Iraq-Iran-Turkey to respond to Kurdish referendum at Baghdad summit

Iraq, Iran and Turkey will meet in the capital Baghdad to discuss their response to the Kurdish referendum, The New Arab learned, sparking fears that crisis could escalate.

The debate around the controversial Kurdish independence will be discussed at a high-level meeting between Iraq, Iran and Turkey in the coming days, according to senior Iraqi sources..

The meeting will bring together Iran’s President Hassan Rouhani, Turkey’s leader Recep Tayyip Erdogan and Iraqi Prime Minister Haider Abadi, according to the leader of Iraq’s ruling National Alliance movement Jasim Mohammad Jaafar.

“According to a previous plan, the Iraqi prime minister was expected to meet Erdogan and Rouhani in Tehran,” Jaafar told The New Arab’s sister Arabic-language newspaper, al-Araby al-Jadeed.

“But he missed it and requested that the summit be held in Baghdad, considering that it is a matter concerning Iraq.”

He said the meeting will decide what action will be taken against the Kurdistan Regional Government [KRG] which called the controversial election “that will not harm the people of Iraqi Kurdistan”.

An Iraqi foreign minister official confirmed to The New Arab that the Iraqi prime minister’s schedule includes meetings with the Iranian and Turkish presidents.

He said this will be to discuss “several issues”, but no time has yet been set.

“The prime minister will not travel to any of the two countries for protocol reasons,” he said. “The fact of the matter is, this remains primarily an Iraqi crisis.”

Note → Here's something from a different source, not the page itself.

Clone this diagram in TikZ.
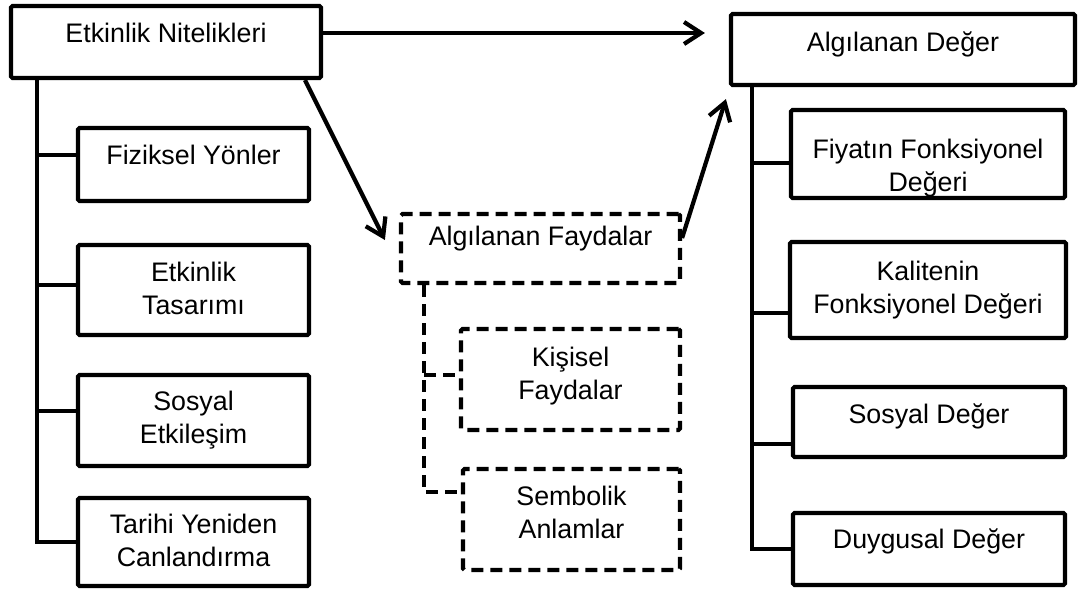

The expected tripartite meeting will also look into the status of the ethnically-divese, oil-rich city of Kirkuk and the presence of Turkish forces in northern Iraq.

“[It will also bring up the] question of handing over the task of managing the land and air passages in Kurdistan to Baghdad,” he added.

Iraqi Kurds announced an overwhelming “yes” for independence last week following a referendum that has incensed Baghdad.

Iraq’s government has taken a series of punitive measures since the vote, including a blockade on international flights to the region and prohibiting the sale of dollars to banks in Kurdistan.

On Thursday, Prime Minister Abadi said that he is not seeking an armed conflict with Iraqi-Kurds, but reiterated his staunch opposition to the autonomous Kurdistan region’s independence referendum.

“We don’t want armed confrontation, we don’t want clashes but federal authority must prevail,” he said after a meeting in Paris with French President Emmanuel Macron.

“Separatism is unacceptable,” Abadi added.

He stated that the non-binding 25 September vote – which saw 93 percent of Iraqi-Kurds back independence – was “illegal”.

“Iraq belongs to all Iraqis,” he said, appealing to Kurdish Peshmerga forces to work with the Iraqi army “as we have worked together against Daesh (the Islamic State group), to guarantee citizens’ safety”.

Iraq’s parliament has asked for harsh measures to be inacted in retaliation for the vote, including sending federal troops to the oil-rich city of Kirkuk.

Turkey and Iran – which both have their own Kurdish minorities – have denounced the referendum, while the United States described it as “unilateral” and lacking legitimacy.